Be assured, this isn’t your average office space. It’s under construction right now, but you can see the grandeur in the making. As with the seventh floor below it, there will be intricate designs on the walls, glossy hardwood floors and some swell paintings to boot. Plans for the space also left room for a few enormous file rooms and a completely new set of furniture for each administrator. Everything is dusty and unfinished right now, but it won’t be more than a couple months before it’s goodbye Bay State Road for BU’s top guns.

Most impressive of all, however, is the 10,000 square-foot convention room, designated for Board of Trustees meetings but otherwise open for rent. The room, to be known as the Metcalf Trustee Center, is big enough to seat 300 for dinner or hold 500 theater-style. At the very least, the spot will be a step up from the board’s current meeting spot, the second-floor small ballroom in the George Sherman Union.

Overall, this is no modest project and at first glance, it might seem as though this is the very kind of wasteful expenditure BU should be shunning right now. As a matter of fact, BU saw it that way, too. The university put off the project for six years.

Since 1996, when the School of Management opened for business, the top two floors have remained a shell. Though the floors were supposed to be ready early on, money ran short. The seventh floor, now devoted to the Office of Development and Alumni Relations, did not open for about a year after SMG was completed. Plans to relocate the administrators were put off a little longer. It wasn’t until 1999, when BU sold its three television stations for a reported $40 million, that the university earmarked funds for the project. Construction began shortly afterward.

More than two years later, Silber, Mercurio and Provost Dennis Berkey are just about ready to move in. The move will bring the campus’ top three administrators, and ultimately the new president, closer together than ever. Mostly, though, it will get them out of their current offices, clearing the way for BU to bring something else in.

Far from being a waste, the project has the potential to bring something new to the campus. Come January, there will be some open real estate in Bay State Road’s ritziest district. The five-story offices belonging to the chancellor, the president to come and the provost will be on the market, and they’ll stand as some powerful chips in attracting new academic organs to the campus.

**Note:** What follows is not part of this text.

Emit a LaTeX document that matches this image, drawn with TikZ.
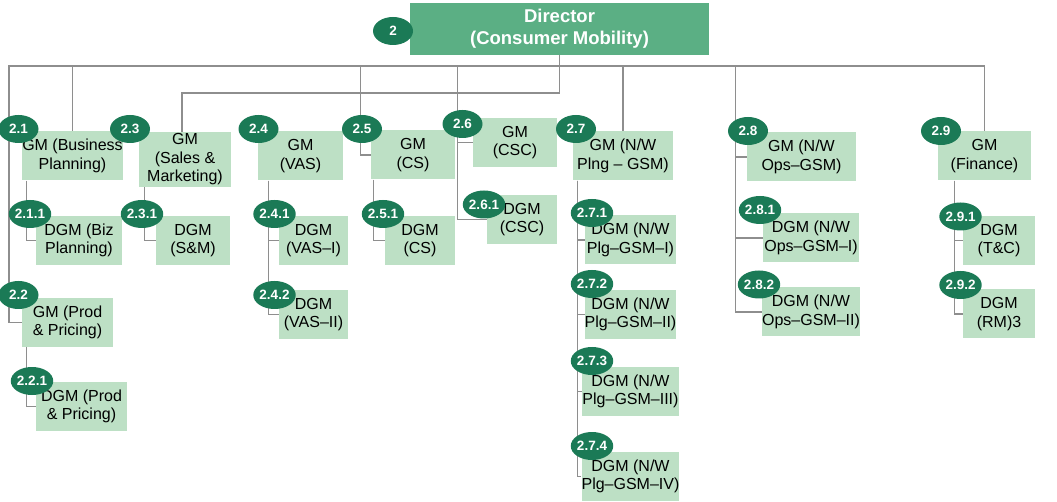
\documentclass[tikz,border=0pt]{standalone}
\usepackage{fontspec}
\setmainfont{Liberation Sans}
\usetikzlibrary{shapes.geometric,backgrounds}

\definecolor{dirgreen}{HTML}{5BAF84}
\definecolor{boxgreen}{HTML}{BDE0C5}
\definecolor{badgegreen}{HTML}{1B7A56}
\definecolor{linegray}{HTML}{8E8E8E}

\begin{document}
\begin{tikzpicture}[
    x=1pt, y=-1pt,
    every node/.style={font=\fontsize{16}{18.5}\selectfont, align=center, inner sep=0pt},
    director/.style={fill=dirgreen, text=white, font=\fontsize{18.5}{22}\selectfont\bfseries},
    post/.style={fill=boxgreen, minimum height=49},
    badge/.style={ellipse, fill=badgegreen, text=white, font=\fontsize{13.5}{13.5}\selectfont\bfseries,
                  minimum width=40, minimum height=28},
    link/.style={draw=linegray, line width=1.3}
  ]
  \useasboundingbox (0,0) rectangle (1057,502);

    %------------------ Director ------------------%
    \node[director, minimum width=299, minimum height=52] (dir) at (559.5,29) {Director\\(Consumer Mobility)};
    \coordinate (hub)  at (559.5,66);
    \coordinate (hub2) at (559.5,93);
    \coordinate (lft)  at (9,66);

    %------------------ GM level ------------------%
    \node[post, minimum width=101] (b21) at (72.5,156)  {GM (Business\\Planning)};
    \node[post, minimum width=91]  (b22) at (67.5,322.5) {GM (Prod\\\& Pricing)};
    \node[post, minimum width=92, minimum height=55] (b23) at (185,159.5) {GM\\(Sales \&\\Marketing)};
    \node[post, minimum width=85]  (b24) at (300.5,156) {GM\\(VAS)};
    \node[post, minimum width=84]  (b25) at (413,155)   {GM\\(CS)};
    \node[post, minimum width=84]  (b26) at (515,142.5) {GM\\(CSC)};
    \node[post, minimum width=100] (b27) at (623,156)   {GM (N/W\\Plng – GSM)};
    \node[post, minimum width=109] (b28) at (801.5,157) {GM (N/W\\Ops–GSM)};
    \node[post, minimum width=93]  (b29) at (984.5,156) {GM\\(Finance)};

    %------------------ DGM level ------------------%
    \node[post, minimum width=86] (b211) at (79,240.5)    {DGM (Biz\\Planning)};
    \node[post, minimum width=91] (b221) at (81.5,406.5)  {DGM (Prod\\\& Pricing)};
    \node[post, minimum width=74] (b231) at (193,240.5)   {DGM\\(S\&M)};
    \node[post, minimum width=69] (b241) at (313.5,240.5) {DGM\\(VAS–I)};
    \node[post, minimum width=69] (b242) at (313.5,314.5) {DGM\\(VAS–II)};
    \node[post, minimum width=70] (b251) at (420,240.5)   {DGM\\(CS)};
    \node[post, minimum width=70] (b261) at (522,219.5)   {DGM\\(CSC)};
    \node[post, minimum width=91] (b271) at (630.5,240)   {DGM (N/W\\Plg–GSM–I)};
    \node[post, minimum width=91] (b272) at (630.5,314.5) {DGM (N/W\\Plg–GSM–II)};
    \node[post, minimum width=91] (b273) at (630.5,391.5) {DGM (N/W\\Plg–GSM–III)};
    \node[post, minimum width=91] (b274) at (630.5,476.5) {DGM (N/W\\Plg–GSM–IV)};
    \node[post, minimum width=96] (b281) at (811,238)     {DGM (N/W\\Ops–GSM–I)};
    \node[post, minimum width=96] (b282) at (811,312)     {DGM (N/W\\Ops–GSM–II)};
    \node[post, minimum width=72] (b291) at (999,240.5)   {DGM\\(T\&C)};
    \node[post, minimum width=72] (b292) at (999,314)     {DGM\\(RM)3};

    %------------------ Number badges ------------------%
    \node[badge] (n2)   at (393,31)     {2};
    \node[badge] (n21)  at (18.5,129)   {2.1};
    \node[badge] (n22)  at (18.5,295)   {2.2};
    \node[badge] (n23)  at (130,129)    {2.3};
    \node[badge] (n24)  at (258.5,129)  {2.4};
    \node[badge] (n25)  at (362,129)    {2.5};
    \node[badge] (n26)  at (462.5,124)  {2.6};
    \node[badge] (n27)  at (576,129)    {2.7};
    \node[badge] (n28)  at (748,131)    {2.8};
    \node[badge] (n29)  at (941,131)    {2.9};
    \node[badge] (n211) at (30,214)     {2.1.1};
    \node[badge] (n221) at (32,381)     {2.2.1};
    \node[badge] (n231) at (142,214)    {2.3.1};
    \node[badge] (n241) at (274.5,214)  {2.4.1};
    \node[badge] (n242) at (274.5,295)  {2.4.2};
    \node[badge] (n251) at (383,214)    {2.5.1};
    \node[badge] (n261) at (484,204.5)  {2.6.1};
    \node[badge] (n271) at (592,213)    {2.7.1};
    \node[badge] (n272) at (592,284)    {2.7.2};
    \node[badge] (n273) at (592,361)    {2.7.3};
    \node[badge] (n274) at (592,446)    {2.7.4};
    \node[badge] (n281) at (760,210)    {2.8.1};
    \node[badge] (n282) at (759,284.5)  {2.8.2};
    \node[badge] (n291) at (960.5,216.5) {2.9.1};
    \node[badge] (n292) at (960.5,285)  {2.9.2};

    %------------------ Connectors ------------------%
    \begin{pgfonlayer}{background}
      % Director to GMs
      \draw[link] (dir.south) -- (hub2);
      \draw[link] (hub) -| (b21.north);
      \draw[link] (hub) -- (lft) |- (b22.west);
      \draw[link] (hub2) -| ([xshift=-3]b23.north);
      \draw[link] (b25.west) -- ++(-10,0) |- (hub);
      \draw[link] (b26.west) -- ++(-15,0) |- (hub);
      \draw[link] (hub) -| (b27.north);
      \draw[link] (b28.west) -- ++(-11,0) |- (hub);
      \draw[link] (hub) -| (b29.north);

      % GMs to DGMs
      \draw[link] ([xshift=5]b21.south west) |- (b211.west);
      \draw[link] ([xshift=5]b22.south west) |- (b221.west);
      \draw[link] ([xshift=6]b23.south west) |- (b231.west);
      \draw[link] ([xshift=11]b24.south west) |- (b241.west);
      \draw[link] ([xshift=11]b24.south west) |- (b242.west);
      \draw[link] ([xshift=3]b25.south west) |- (b251.west);
      \draw[link] (b26.west) -- ++(-15,0) |- (b261.west);
      \draw[link] ([xshift=5]b27.south west) |- (b271.west);
      \draw[link] ([xshift=5]b27.south west) |- (b272.west);
      \draw[link] ([xshift=5]b27.south west) |- (b273.west);
      \draw[link] ([xshift=5]b27.south west) |- (b274.west);
      \draw[link] (b28.west) -- ++(-11,0) |- (b281.west);
      \draw[link] (b28.west) -- ++(-11,0) |- (b282.west);
      \draw[link] ([xshift=17]b29.south west) |- (b291.west);
      \draw[link] ([xshift=17]b29.south west) |- (b292.west);
    \end{pgfonlayer}

  \end{tikzpicture}
\end{document}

Anyone who has seen these buildings knows what I’m saying. For years, Silber and former BU President Jon Westling were nesting in some of BU’s finest space, distinguished by turn-of-the-century Italian architecture found nowhere else at BU. Those buildings offer an atmosphere that SMG simply can’t offer. Already, BU has received inquiries about the buildings, and the university had been in negotiations with a math institute that hoped to make Bay State Road, and Boston University, its home. Those negotiations failed, but Mercurio said the space will almost certainly be put to some kind of academic use.

Right now, Mercurio said, there are no plans on the table. Still, there’s a lot of potential behind those bricks, and the benefits to students could be huge, so long as BU opts to put academics first.

So let the chancellor and his cohorts have their luxury penthouse. Students will get a kick out of the idea anyway, grinning at the image of a vulture-like Silber perched nine stories above the scuttling plebs. What’s important is that BU, a cramped urban center without an inch to spare, puts every bit of space to maximum use. Massive construction is already checkering the campus, promising broad improvements in the long term but only eating space for now. Until Boston University can claim the sprawled campus of its neighbors, it needs to saturate its grounds with centers, academic or recreational, devoted wholly to its students.

When all is said and done, that’s the real bottom line.